|Image - Laurie Campbell|
If you walk through a Scottish pine forest and are lucky enough to hear and then see a ‘Horse of the Woods’ you will be amazed. That’s because the sound, like clopping hooves, will likely be coming from a one meter tall bird, a cock capercaillie, trying to attract a mate. Unfortunately this experience is becoming less and less likely. There are just 1,300 male capercaillie left in the UK (a 42% decline in 17 years) and the capercaillie is declining around the world.
Great effort has gone into improving Scottish forest habitat, but the decline still continues - sometimes more, sometimes less rapidly. The long-term decline seems to be caused by poor breeding success; cold, damp weather and high numbers of predators leading to the poorest breeding success. And studies at Abernethy Forest have shown pine martens to be a significant nest predator.
How important are pine martens in causing these declines?
No one knows; but we need to if our conservation efforts are to be best focussed. So there is a proposal to find out. The pine marten population is growing in Scotland and the idea is to study the pine marten population in four forests for six years. In two of the woods martens would be removed for each of three years, perhaps equating to 10 pine martens each year, to see if this will increase capercaillie breeding success. Then the treatment would be reversed and martens would be removed from the other two forests.
Is this a cull?
No. There is no plan to lethally control the pine martin population across Scotland. If the research indicates increasing pine martens are a factor in capercaillie declines, efforts may be focussed only on a small area in Strathspey, helping protect 75% of our remaining capercaillie.
Is this level of intervention new?
No.

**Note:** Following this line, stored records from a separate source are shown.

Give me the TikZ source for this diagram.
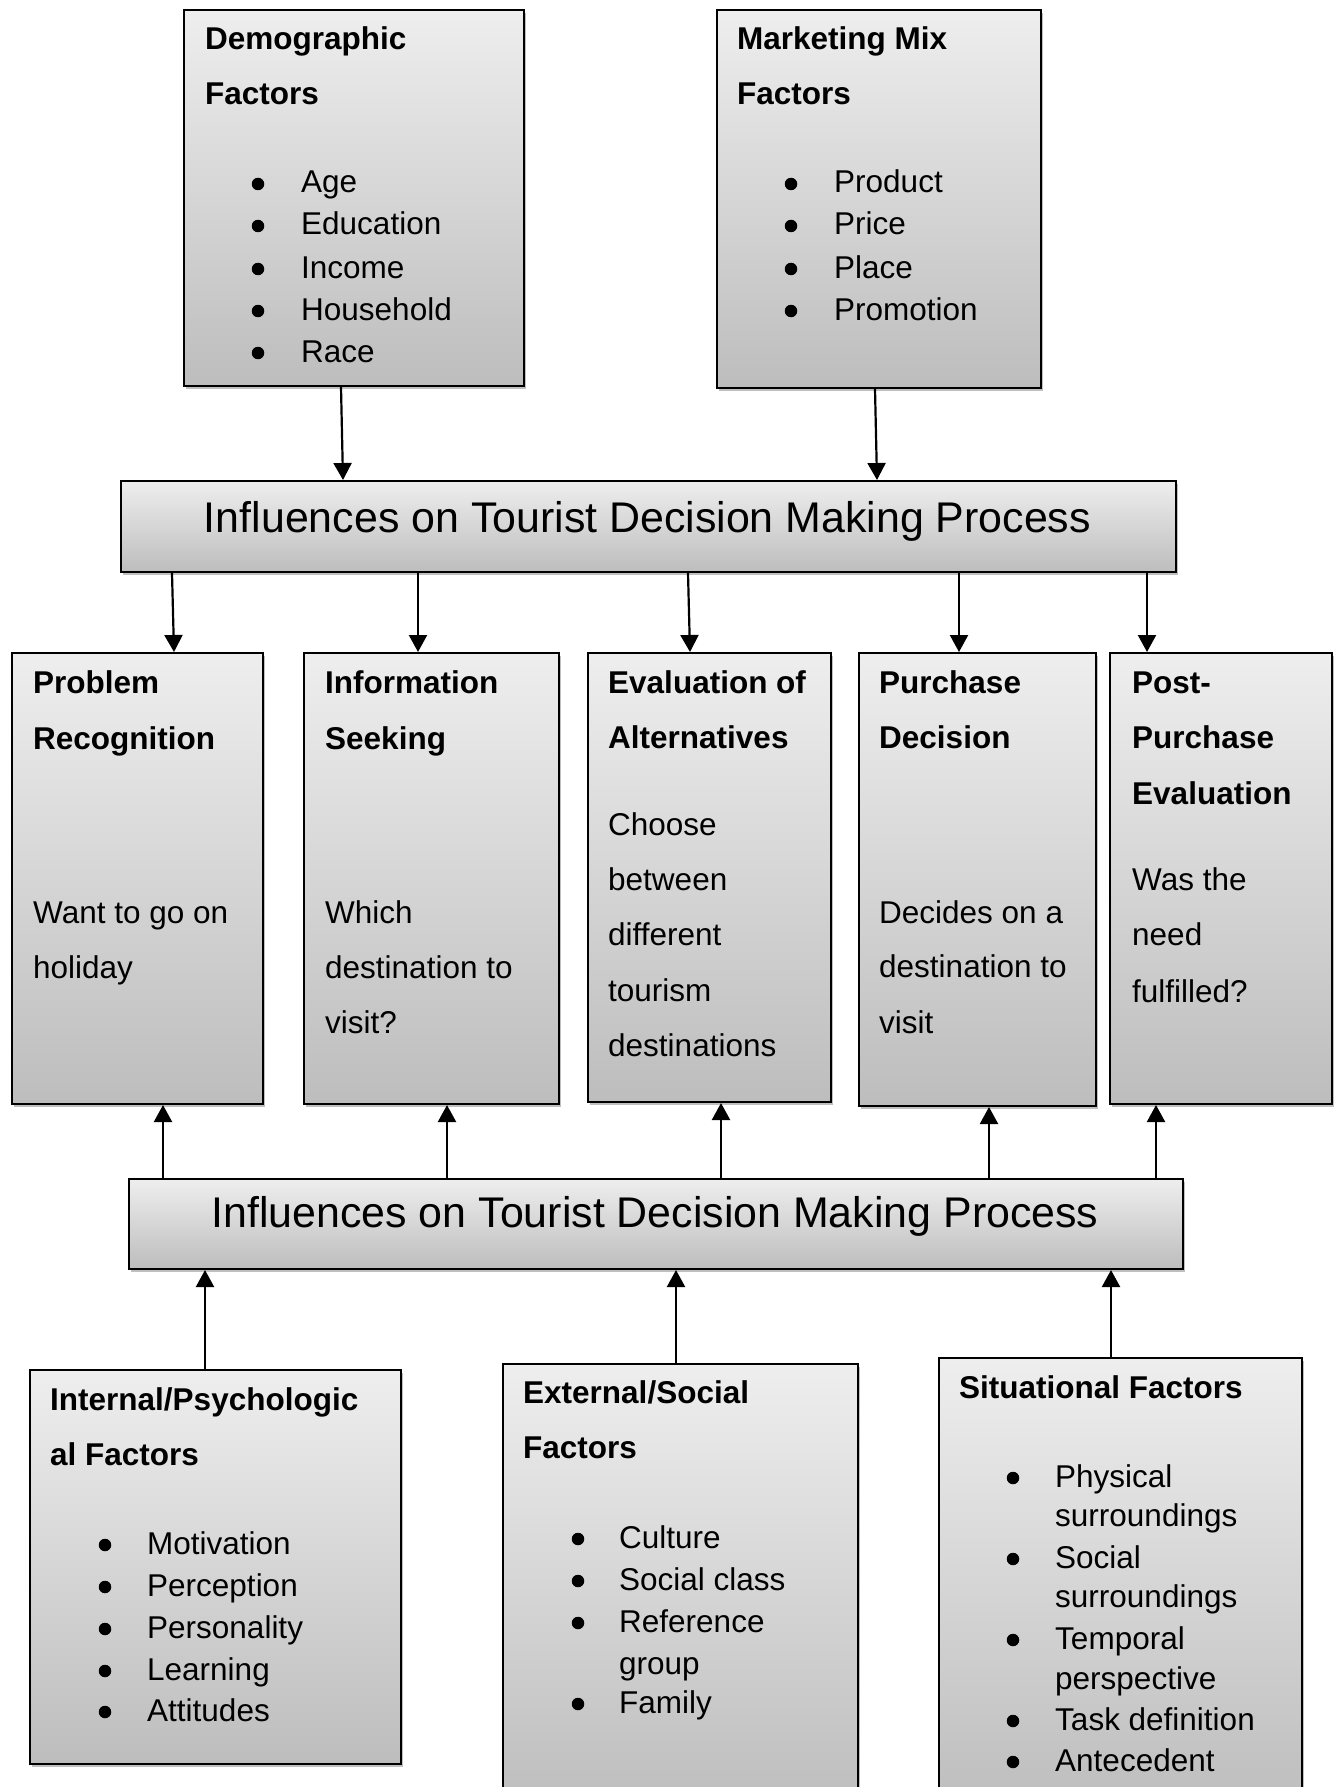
\documentclass[tikz,border=0pt]{standalone}
\usepackage{fontspec}
\setmainfont{Liberation Sans}
\usetikzlibrary{arrows.meta,shadows}

\definecolor{boxtop}{RGB}{238,238,238}
\definecolor{boxbottom}{RGB}{189,189,189}

\tikzset{
  panel/.style={rectangle, draw=black, line width=2pt, inner sep=0pt,
    anchor=north west, top color=boxtop, bottom color=boxbottom,
    drop shadow={shadow xshift=2pt, shadow yshift=-3pt, opacity=0.25, fill=black}},
  txt/.style={anchor=base west, inner sep=0pt, font=\fontsize{31.5}{36}\selectfont},
  head/.style={txt, font=\fontsize{31.5}{36}\selectfont\bfseries},
  dot/.style={circle, fill=black, inner sep=0pt, minimum size=12.5pt},
  title/.style={anchor=base, inner sep=0pt, font=\fontsize{42.9}{48}\selectfont},
  arr/.style={line width=2.2pt, -{Triangle[width=18pt,length=17pt]}}
}

% bullet item: name, bullet x, text x, baseline, text
\newcommand\bulletitem[5]{%
  \node[dot] (#1-dot) at (#2,#4-9) {};
  \node[txt] (#1) at (#3,#4) {#5};
}

\begin{document}
\begin{tikzpicture}[x=1pt,y=-1pt]
  \useasboundingbox (0,0) rectangle (1338,1787);
  \fill[white] (0,0) rectangle (1338,1787);
  \clip (0,0) rectangle (1338,1787);

  % ---------- boxes ----------
  \node[panel, minimum width=340pt, minimum height=376pt] (demo) at (183,9) {};
  \node[panel, minimum width=324pt, minimum height=378pt] (mix) at (716,9) {};
  \node[panel, minimum width=1055pt, minimum height=91pt] (infA) at (120,480) {};

  \node[panel, minimum width=251pt, minimum height=451pt] (pr) at (11,652) {};
  \node[panel, minimum width=255pt, minimum height=451pt] (is) at (303,652) {};
  \node[panel, minimum width=243pt, minimum height=449pt] (ea) at (587,652) {};
  \node[panel, minimum width=237pt, minimum height=453pt] (pd) at (858,652) {};
  \node[panel, minimum width=222pt, minimum height=451pt] (pp) at (1109,652) {};

  \node[panel, minimum width=1054pt, minimum height=90pt] (infB) at (128,1178) {};

  \node[panel, minimum width=371pt, minimum height=394pt] (intl) at (29,1369) {};
  \node[panel, minimum width=355pt, minimum height=446pt] (extl) at (502,1363) {};
  \node[panel, minimum width=363pt, minimum height=452pt] (situ) at (938,1357) {};

  % ---------- connectors ----------
  \draw[arr] (341,0 |- demo.south) -- (343,0 |- infA.north);
  \draw[arr] (875,0 |- mix.south) -- (877,0 |- infA.north);

  \draw[arr] (172,0 |- infA.south) -- (174,0 |- pr.north);
  \draw[arr] (418,0 |- infA.south) -- (418,0 |- is.north);
  \draw[arr] (688,0 |- infA.south) -- (690,0 |- ea.north);
  \draw[arr] (959,0 |- infA.south) -- (959,0 |- pd.north);
  \draw[arr] (1147,0 |- infA.south) -- (1147,0 |- pp.north);

  \draw[arr] (163,0 |- infB.north) -- (163,0 |- pr.south);
  \draw[arr] (447,0 |- infB.north) -- (447,0 |- is.south);
  \draw[arr] (721,0 |- infB.north) -- (721,0 |- ea.south);
  \draw[arr] (989,0 |- infB.north) -- (989,0 |- pd.south);
  \draw[arr] (1156,0 |- infB.north) -- (1156,0 |- pp.south);

  \draw[arr] (205,0 |- intl.north) -- (205,0 |- infB.south);
  \draw[arr] (676,0 |- extl.north) -- (676,0 |- infB.south);
  \draw[arr] (1111,0 |- situ.north) -- (1111,0 |- infB.south);

  % ---------- titles ----------
  \node[title] (infA-text) at (647.5,532) {Influences on Tourist Decision Making Process};
  \node[title] (infB-text) at (655,1227) {Influences on Tourist Decision Making Process};

  % ---------- demographic factors ----------
  \node[head] (demo-h1) at (205,50) {Demographic};
  \node[head] (demo-h2) at (205,105) {Factors};
  \bulletitem{demo-1}{258}{301}{193}{Age}
  \bulletitem{demo-2}{258}{301}{235}{Education}
  \bulletitem{demo-3}{258}{301}{278}{Income}
  \bulletitem{demo-4}{258}{301}{320}{Household}
  \bulletitem{demo-5}{258}{301}{362}{Race}

  % ---------- marketing mix ----------
  \node[head] (mix-h1) at (737,50) {Marketing Mix};
  \node[head] (mix-h2) at (737,105) {Factors};
  \bulletitem{mix-1}{791}{834}{193}{Product}
  \bulletitem{mix-2}{791}{834}{235}{Price}
  \bulletitem{mix-3}{791}{834}{278}{Place}
  \bulletitem{mix-4}{791}{834}{320}{Promotion}

  % ---------- process stages ----------
  \node[head] (pr-h1) at (33,693) {Problem};
  \node[head] (pr-h2) at (33,749) {Recognition};
  \node[txt] (pr-t1) at (33,923) {Want to go on};
  \node[txt] (pr-t2) at (33,978) {holiday};

  \node[head] (is-h1) at (325,693) {Information};
  \node[head] (is-h2) at (325,749) {Seeking};
  \node[txt] (is-t1) at (325,923) {Which};
  \node[txt] (is-t2) at (325,978) {destination to};
  \node[txt] (is-t3) at (325,1033) {visit?};

  \node[head] (ea-h1) at (608,693) {Evaluation of};
  \node[head] (ea-h2) at (608,748) {Alternatives};
  \node[txt] (ea-t1) at (608,835) {Choose};
  \node[txt] (ea-t2) at (608,890) {between};
  \node[txt] (ea-t3) at (608,945) {different};
  \node[txt] (ea-t4) at (608,1001) {tourism};
  \node[txt] (ea-t5) at (608,1056) {destinations};

  \node[head] (pd-h1) at (879,693) {Purchase};
  \node[head] (pd-h2) at (879,748) {Decision};
  \node[txt] (pd-t1) at (879,923) {Decides on a};
  \node[txt] (pd-t2) at (879,977) {destination to};
  \node[txt] (pd-t3) at (879,1033) {visit};

  \node[head] (pp-h1) at (1132,693) {Post-};
  \node[head] (pp-h2) at (1132,748) {Purchase};
  \node[head] (pp-h3) at (1132,804) {Evaluation};
  \node[txt] (pp-t1) at (1132,890) {Was the};
  \node[txt] (pp-t2) at (1132,945) {need};
  \node[txt] (pp-t3) at (1132,1002) {fulfilled?};

  % ---------- internal / psychological ----------
  \node[head] (intl-h1) at (50,1410) {Internal/Psychologic};
  \node[head] (intl-h2) at (50,1465) {al Factors};
  \bulletitem{intl-1}{105}{147}{1554}{Motivation}
  \bulletitem{intl-2}{105}{147}{1596}{Perception}
  \bulletitem{intl-3}{105}{147}{1638}{Personality}
  \bulletitem{intl-4}{105}{147}{1680}{Learning}
  \bulletitem{intl-5}{105}{147}{1721}{Attitudes}

  % ---------- external / social ----------
  \node[head] (extl-h1) at (523,1403) {External/Social};
  \node[head] (extl-h2) at (523,1458) {Factors};
  \bulletitem{extl-1}{578}{619}{1548}{Culture}
  \bulletitem{extl-2}{578}{619}{1590}{Social class}
  \bulletitem{extl-3}{578}{619}{1632}{Reference}
  \node[txt] (extl-3b) at (619,1674) {group};
  \bulletitem{extl-4}{578}{619}{1713}{Family}

  % ---------- situational ----------
  \node[head] (situ-h1) at (959,1398) {Situational Factors};
  \bulletitem{situ-1}{1013}{1055}{1487}{Physical}
  \node[txt] (situ-1b) at (1055,1526) {surroundings};
  \bulletitem{situ-2}{1013}{1055}{1568}{Social}
  \node[txt] (situ-2b) at (1055,1607) {surroundings};
  \bulletitem{situ-3}{1013}{1055}{1649}{Temporal}
  \node[txt] (situ-3b) at (1055,1689) {perspective};
  \bulletitem{situ-4}{1013}{1055}{1730}{Task definition}
  \bulletitem{situ-5}{1013}{1055}{1771}{Antecedent}
\end{tikzpicture}
\end{document}
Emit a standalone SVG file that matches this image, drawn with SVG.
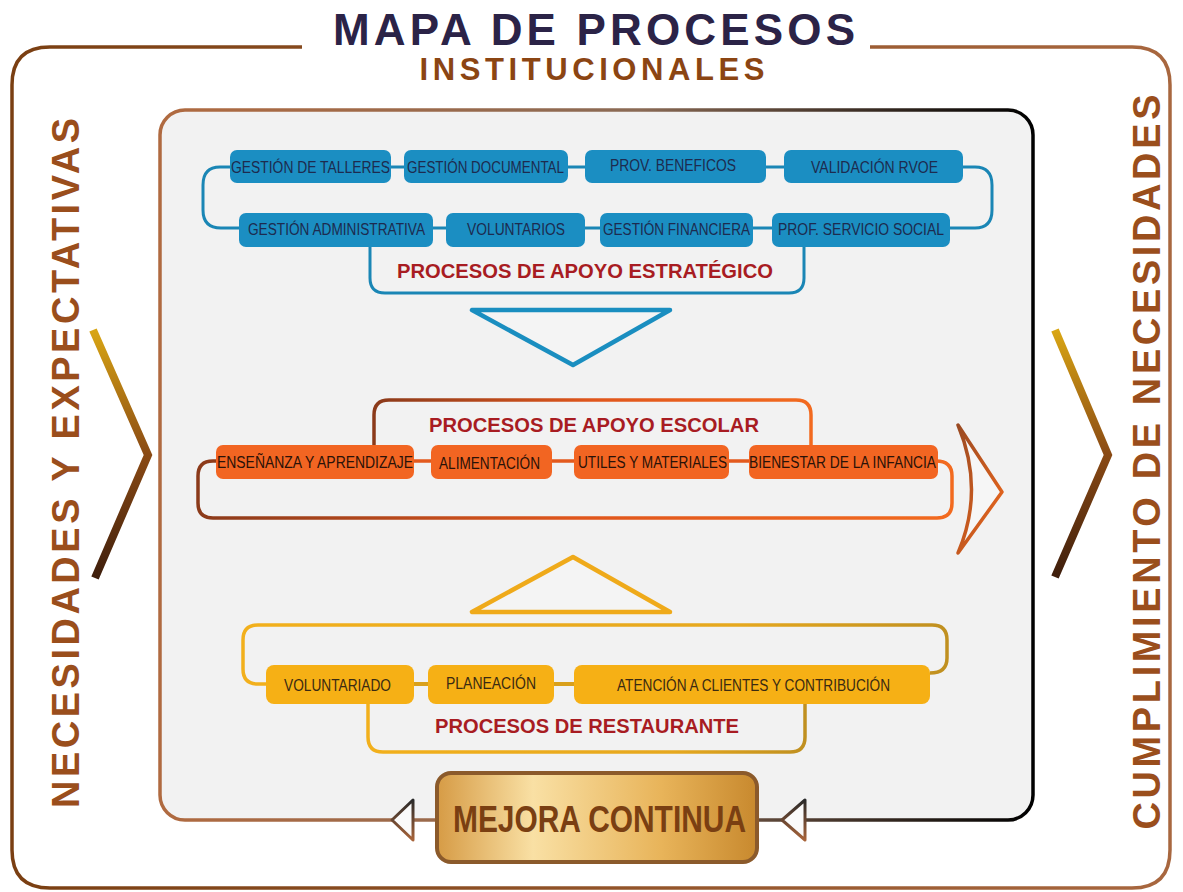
<svg xmlns="http://www.w3.org/2000/svg" width="1183" height="892" viewBox="0 0 1183 892">
<defs>
<linearGradient id="gOuter" x1="0" y1="0" x2="1" y2="0"><stop offset="0" stop-color="#7a3f12"/><stop offset="1" stop-color="#a8673f"/></linearGradient>
<linearGradient id="gInner" x1="0" y1="0" x2="1" y2="0"><stop offset="0" stop-color="#b06a40"/><stop offset="0.55" stop-color="#8a6a55"/><stop offset="1" stop-color="#000"/></linearGradient>
<linearGradient id="gChev" x1="0" y1="0" x2="0" y2="1"><stop offset="0" stop-color="#d9a614"/><stop offset="0.5" stop-color="#8a4a14"/><stop offset="1" stop-color="#3e1e0c"/></linearGradient>
<linearGradient id="gOrange" x1="0" y1="0" x2="1" y2="0"><stop offset="0" stop-color="#8b3a1a"/><stop offset="0.5" stop-color="#e0561c"/><stop offset="1" stop-color="#f26a1f"/></linearGradient>
<linearGradient id="gOChev" x1="0" y1="0" x2="1" y2="1"><stop offset="0" stop-color="#9a4a22"/><stop offset="1" stop-color="#f2691c"/></linearGradient>
<linearGradient id="gYellow" x1="0" y1="0" x2="1" y2="0"><stop offset="0" stop-color="#f2b01c"/><stop offset="0.7" stop-color="#e6a81e"/><stop offset="1" stop-color="#c09020"/></linearGradient>
<linearGradient id="gMejora" x1="0" y1="0" x2="1" y2="0"><stop offset="0" stop-color="#d69b45"/><stop offset="0.3" stop-color="#f9e0a4"/><stop offset="0.7" stop-color="#e8b45a"/><stop offset="1" stop-color="#c8892e"/></linearGradient>
<linearGradient id="gArrow" x1="0" y1="0" x2="0" y2="1"><stop offset="0" stop-color="#2a2a2a"/><stop offset="1" stop-color="#a8643a"/></linearGradient>
<style>
.lbl{font-family:"Liberation Sans",Arial,sans-serif;font-size:16px;}
.sec{font-family:"Liberation Sans",Arial,sans-serif;font-size:21px;font-weight:bold;fill:#a81c22;}
.blue{fill:#1b8ec2;}
.blueT{fill:#1d2b4f;}
.org{fill:#f26522;}
.orgT{fill:#2a1208;}
.yel{fill:#f6b015;}
.yelT{fill:#3a2a12;}
.side{font-family:"Liberation Sans",Arial,sans-serif;font-size:38px;font-weight:bold;fill:#9a4e1c;}
</style>
</defs>
<rect width="1183" height="892" fill="#fff"/>

<g id="frame">
<path d="M302,47 H50 Q12,47 12,85 V850 Q12,888 50,888 H1132 Q1170,888 1170,850 V85 Q1170,47 1132,47 H870" fill="none" stroke="url(#gOuter)" stroke-width="3.5"/>
<rect x="160" y="110" width="873" height="710" rx="25" fill="#f2f2f2" stroke="url(#gInner)" stroke-width="3.5"/>
</g>

<g id="title">
<text x="594" y="45" text-anchor="middle" font-family="'Liberation Sans',Arial,sans-serif" font-size="44" font-weight="bold" fill="#2b2347" textLength="522" lengthAdjust="spacing">MAPA DE PROCESOS</text>
<text x="592" y="80" text-anchor="middle" font-family="'Liberation Sans',Arial,sans-serif" font-size="31" font-weight="bold" fill="#8b4513" textLength="345" lengthAdjust="spacing">INSTITUCIONALES</text>
</g>

<g id="side-left">
<text class="side" transform="translate(79,463) rotate(-90)" text-anchor="middle" textLength="690" lengthAdjust="spacing">NECESIDADES Y EXPECTATIVAS</text>
<path d="M93,330 L148,455 L95,578" fill="none" stroke="url(#gChev)" stroke-width="8"/>
</g>
<g id="side-right">
<text class="side" transform="translate(1160,462) rotate(-90)" text-anchor="middle" textLength="735" lengthAdjust="spacing">CUMPLIMIENTO DE NECESIDADES</text>
<path d="M1055,330 L1108,455 L1055,577" fill="none" stroke="url(#gChev)" stroke-width="8"/>
</g>

<g id="connectors" fill="none" stroke-linejoin="round">
<g stroke="#1a86b5" stroke-width="3">
<path d="M232,167 H220 Q203,167 203,185 V210 Q203,228 221,228 H240"/>
<path d="M962,167 H975 Q992,167 992,185 V210 Q992,228 975,228 H948"/>
<path d="M391,167 H404 M568,167 H585 M766,167 H784 M433,228 H446 M585,228 H600 M753,228 H772"/>
<path d="M370,247 V278 Q370,293 385,293 H789 Q804,293 804,278 V247"/>
</g>
<path d="M472,310 L670,310 L573,365 Z" stroke="#1a8ec0" stroke-width="4.5" fill="#f4f4f4"/>
<path d="M374,445 V415 Q374,400 389,400 H796 Q811,400 811,415 V445" stroke="url(#gOrange)" stroke-width="3.5"/>
<path d="M218,461 H213 Q198,461 198,476 V503 Q198,518 213,518 H937 Q952,518 952,503 V476 Q952,461 936,461" stroke="url(#gOrange)" stroke-width="3.5"/>
<path d="M414,461 H431 M552,461 H574 M729,461 H749" stroke="#e35a1e" stroke-width="3.5"/>
<path d="M958,425 L1002,492 L958,553 Q985,490 958,425 Z" stroke="url(#gOChev)" stroke-width="3.5" fill="#f6f6f6"/>
<path d="M472,612 L670,612 L573,557 Z" stroke="#efaa1a" stroke-width="4.5" fill="#f4f4f4"/>
<path d="M268,684 H258 Q243,684 243,669 V640 Q243,625 258,625 H932 Q947,625 947,640 V658 Q947,673 930,673" stroke="url(#gYellow)" stroke-width="3.5"/>
<path d="M414,684 H428 M554,684 H574" stroke="#d9a01c" stroke-width="4"/>
<path d="M368,704 V737 Q368,752 383,752 H790 Q805,752 805,737 V704" stroke="url(#gYellow)" stroke-width="3.5"/>
<path d="M392,820 L413,800 L413,840 Z" stroke="url(#gArrow)" stroke-width="3" fill="#fafafa"/>
<path d="M782,820 L805,800 L805,840 Z" stroke="url(#gArrow)" stroke-width="3" fill="#fafafa"/>
</g>

<g id="n-talleres"><rect class="blue" x="230" y="150" width="161" height="33" rx="7"/><text class="lbl blueT" x="231" y="173" textLength="159" lengthAdjust="spacingAndGlyphs">GESTIÓN DE TALLERES</text></g>
<g id="n-documental"><rect class="blue" x="404" y="150" width="164" height="33" rx="7"/><text class="lbl blueT" x="407" y="173" textLength="157" lengthAdjust="spacingAndGlyphs">GESTIÓN DOCUMENTAL</text></g>
<g id="n-beneficos"><rect class="blue" x="585" y="150" width="181" height="33" rx="7"/><text class="lbl blueT" x="610" y="171" textLength="126" lengthAdjust="spacingAndGlyphs">PROV. BENEFICOS</text></g>
<g id="n-rvoe"><rect class="blue" x="784" y="150" width="179" height="33" rx="7"/><text class="lbl blueT" x="811" y="173" textLength="127" lengthAdjust="spacingAndGlyphs">VALIDACIÓN RVOE</text></g>
<g id="n-administrativa"><rect class="blue" x="239" y="213" width="194" height="34" rx="7"/><text class="lbl blueT" x="248" y="235" textLength="177" lengthAdjust="spacingAndGlyphs">GESTIÓN ADMINISTRATIVA</text></g>
<g id="n-voluntarios"><rect class="blue" x="446" y="213" width="139" height="34" rx="7"/><text class="lbl blueT" x="467" y="235" textLength="98" lengthAdjust="spacingAndGlyphs">VOLUNTARIOS</text></g>
<g id="n-financiera"><rect class="blue" x="600" y="213" width="153" height="34" rx="7"/><text class="lbl blueT" x="603" y="235" textLength="147" lengthAdjust="spacingAndGlyphs">GESTIÓN FINANCIERA</text></g>
<g id="n-servicio"><rect class="blue" x="772" y="213" width="178" height="34" rx="7"/><text class="lbl blueT" x="778" y="235" textLength="166" lengthAdjust="spacingAndGlyphs">PROF. SERVICIO SOCIAL</text></g>
<g id="s-estrategico"><text class="sec" x="397" y="278" textLength="376" lengthAdjust="spacingAndGlyphs">PROCESOS DE APOYO ESTRATÉGICO</text></g>

<g id="s-escolar"><text class="sec" x="429" y="432" textLength="330" lengthAdjust="spacingAndGlyphs">PROCESOS DE APOYO ESCOLAR</text></g>
<g id="n-ensenanza"><rect class="org" x="216" y="445" width="198" height="34" rx="7"/><text class="lbl orgT" x="217" y="468" textLength="196" lengthAdjust="spacingAndGlyphs">ENSEÑANZA Y APRENDIZAJE</text></g>
<g id="n-alimentacion"><rect class="org" x="431" y="445" width="121" height="34" rx="7"/><text class="lbl orgT" x="439" y="469" textLength="101" lengthAdjust="spacingAndGlyphs">ALIMENTACIÓN</text></g>
<g id="n-utiles"><rect class="org" x="574" y="445" width="155" height="34" rx="7"/><text class="lbl orgT" x="578" y="468" textLength="149" lengthAdjust="spacingAndGlyphs">UTILES Y MATERIALES</text></g>
<g id="n-bienestar"><rect class="org" x="749" y="445" width="189" height="34" rx="7"/><text class="lbl orgT" x="749" y="468" textLength="187" lengthAdjust="spacingAndGlyphs">BIENESTAR DE LA INFANCIA</text></g>

<g id="n-voluntariado"><rect class="yel" x="266" y="665" width="148" height="39" rx="8"/><text class="lbl yelT" x="284" y="691" textLength="107" lengthAdjust="spacingAndGlyphs">VOLUNTARIADO</text></g>
<g id="n-planeacion"><rect class="yel" x="428" y="665" width="126" height="39" rx="8"/><text class="lbl yelT" x="446" y="689" textLength="90" lengthAdjust="spacingAndGlyphs">PLANEACIÓN</text></g>
<g id="n-atencion"><rect class="yel" x="574" y="665" width="356" height="39" rx="8"/><text class="lbl yelT" x="617" y="691" textLength="273" lengthAdjust="spacingAndGlyphs">ATENCIÓN A CLIENTES Y CONTRIBUCIÓN</text></g>
<g id="s-restaurante"><text class="sec" x="435" y="733" textLength="304" lengthAdjust="spacingAndGlyphs">PROCESOS DE RESTAURANTE</text></g>

<g id="n-mejora"><rect x="437" y="773" width="320" height="89" rx="14" fill="url(#gMejora)" stroke="#8b5a2b" stroke-width="4"/><text x="453" y="832" font-family="'Liberation Sans',Arial,sans-serif" font-size="37" font-weight="bold" fill="#7a3f12" textLength="293" lengthAdjust="spacingAndGlyphs">MEJORA CONTINUA</text></g>
</svg>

Predator control for conservation is already undertaken.
Is it true the capercaillie has been extinct before?
Yes. The capercaillie became extinct in the 18th century following extensive felling of pinewood habitats and a run of cold, wet summers in the 'Little Ice Age'. It was re-introduced into Scotland, by landowners with an interest in shooting, in the mid-19th century. By the 1970’s there were 20,000 capercaillie in Scotland.
Are capercaillie still shot?
No. There was a voluntary moratorium on shooting from the late 1980s and full legal protection came in 2001 - but the decline of the capercaillie still continues.